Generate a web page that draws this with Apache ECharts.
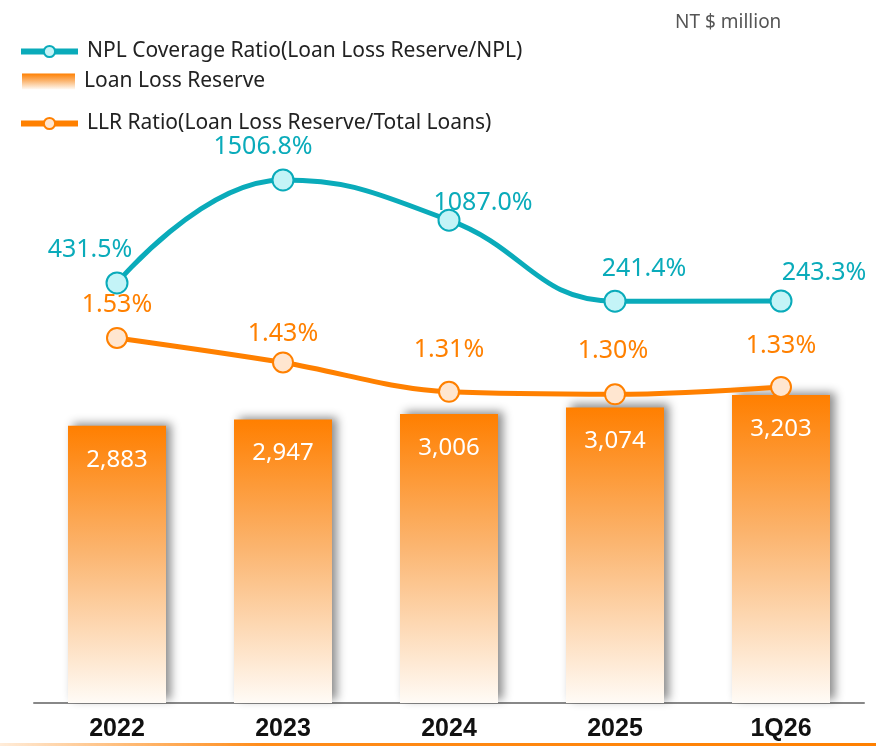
<!DOCTYPE html>
<html>
<head>
<meta charset="utf-8">
<script src="https://cdn.jsdelivr.net/npm/echarts@6/dist/echarts.min.js"></script>
<style>
  html, body { margin: 0; padding: 0; background: #fff; }
  #chart { width: 876px; height: 747px; }
</style>
</head>
<body>
<div id="chart"></div>
<script>
var categories = ['2022', '2023', '2024', '2025', '1Q26'];
var loanLossReserve = [2883, 2947, 3006, 3074, 3203];
var nplCoverage = [431.5, 1506.8, 1087.0, 241.4, 243.3];
var llrRatio = [1.53, 1.43, 1.31, 1.30, 1.33];

// label offsets (px) from each point centre
var nplLabelOffset = [[-27, -33], [-20, -33], [34, -17], [29, -32], [43, -28]];
var llrLabelOffset = [[0, -33], [0, -29], [0, -42], [-2, -43], [0, -41]];

var font = '"Noto Sans", "Open Sans", sans-serif';
var teal = '#0AABBA';
var orange = '#FF8000';

var chart = echarts.init(document.getElementById('chart'));

var legendText = { fontSize: 21, color: '#222', fontFamily: font, padding: [0, 0, 0, 4] };

var option = {
    animation: false,
    textStyle: { fontFamily: font },
    title: {
        text: 'NT $ million',
        left: 670, top: 8,
        textStyle: { fontSize: 19, fontWeight: 'normal', color: '#555', fontFamily: font }
    },
    legend: [{
        left: 13, top: 36,
        itemWidth: 57, itemHeight: 14,
        textStyle: legendText,
        lineStyle: { width: 6 },
        data: ['NPL Coverage Ratio(Loan Loss Reserve/NPL)']
    }, {
        left: 17, top: 66,
        itemWidth: 53, itemHeight: 16,
        icon: 'rect',
        textStyle: legendText,
        data: ['Loan Loss Reserve']
    }, {
        left: 13, top: 108,
        itemWidth: 57, itemHeight: 14,
        textStyle: legendText,
        lineStyle: { width: 6 },
        data: ['LLR Ratio(Loan Loss Reserve/Total Loans)']
    }],
    grid: { left: 34, right: 12, top: 126, bottom: 44 },
    xAxis: {
        type: 'category',
        data: categories,
        axisTick: { show: false },
        axisLine: { lineStyle: { color: '#888', width: 2 } },
        axisLabel: {
            color: '#111', fontSize: 25, fontWeight: 'bold', margin: 14,
            fontFamily: '"Liberation Sans Narrow", "Liberation Sans", sans-serif'
        }
    },
    yAxis: [
        { type: 'value', min: 0, max: 6000, show: false, splitLine: { show: false } },
        { type: 'value', min: -3953, max: 2070, show: false, splitLine: { show: false } },
        { type: 'value', min: 0.04, max: 2.395, show: false, splitLine: { show: false } }
    ],
    series: [{
        name: 'Loan Loss Reserve',
        type: 'bar',
        yAxisIndex: 0,
        barWidth: 98,
        data: loanLossReserve,
        itemStyle: {
            color: new echarts.graphic.LinearGradient(0, 0, 0, 1, [
                { offset: 0, color: '#FF7F00' },
                { offset: 0.45, color: '#FBB46E' },
                { offset: 1, color: '#FFFBF6' }
            ]),
            shadowColor: 'rgba(0,0,0,0.45)',
            shadowBlur: 9,
            shadowOffsetX: 5,
            shadowOffsetY: -3
        },
        label: {
            show: true,
            position: 'insideTop',
            distance: 22,
            color: '#fff',
            fontSize: 24,
            fontFamily: font,
            formatter: function (p) { return p.value.toLocaleString('en-US'); }
        }
    }, {
        name: 'NPL Coverage Ratio(Loan Loss Reserve/NPL)',
        type: 'line',
        yAxisIndex: 1,
        smooth: 0.45,
        symbol: 'circle',
        symbolSize: 21,
        lineStyle: { color: teal, width: 5 },
        itemStyle: { color: '#C4F4F7', borderColor: teal, borderWidth: 2 },
        data: nplCoverage.map(function (v, i) {
            return {
                value: v,
                label: { offset: nplLabelOffset[i] }
            };
        }),
        label: {
            show: true,
            position: 'inside',
            color: teal,
            fontSize: 25,
            fontFamily: font,
            formatter: function (p) { return p.value.toFixed(1) + '%'; }
        }
    }, {
        name: 'LLR Ratio(Loan Loss Reserve/Total Loans)',
        type: 'line',
        yAxisIndex: 2,
        smooth: 0.35,
        symbol: 'circle',
        symbolSize: 20,
        lineStyle: { color: orange, width: 5 },
        itemStyle: { color: '#FFE6D0', borderColor: orange, borderWidth: 2 },
        data: llrRatio.map(function (v, i) {
            return {
                value: v,
                label: { offset: llrLabelOffset[i] }
            };
        }),
        label: {
            show: true,
            position: 'inside',
            color: orange,
            fontSize: 25,
            fontFamily: font,
            formatter: function (p) { return p.value.toFixed(2) + '%'; }
        }
    }],
    graphic: [{
        type: 'rect',
        left: 0, top: 743,
        shape: { width: 876, height: 3 },
        style: {
            fill: new echarts.graphic.LinearGradient(0, 0, 1, 0, [
                { offset: 0, color: 'rgba(255,128,0,0.15)' },
                { offset: 0.3, color: '#FF8C1A' },
                { offset: 1, color: '#FF8000' }
            ])
        }
    }]
};

chart.setOption(option);
</script>
</body>
</html>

::::::::

### Exercise prompt
Repeat only what lies between the start of the data and the end of the line containing "var llrRatio = [1.53, 1.43, 1.31, 1.30, 1.33];", exactly, with pictures left out.

### Reply
Generate a web page that draws this with Apache ECharts.
<!DOCTYPE html>
<html>
<head>
<meta charset="utf-8">
<script src="https://cdn.jsdelivr.net/npm/echarts@6/dist/echarts.min.js"></script>
<style>
  html, body { margin: 0; padding: 0; background: #fff; }
  #chart { width: 876px; height: 747px; }
</style>
</head>
<body>
<div id="chart"></div>
<script>
var categories = ['2022', '2023', '2024', '2025', '1Q26'];
var loanLossReserve = [2883, 2947, 3006, 3074, 3203];
var nplCoverage = [431.5, 1506.8, 1087.0, 241.4, 243.3];
var llrRatio = [1.53, 1.43, 1.31, 1.30, 1.33];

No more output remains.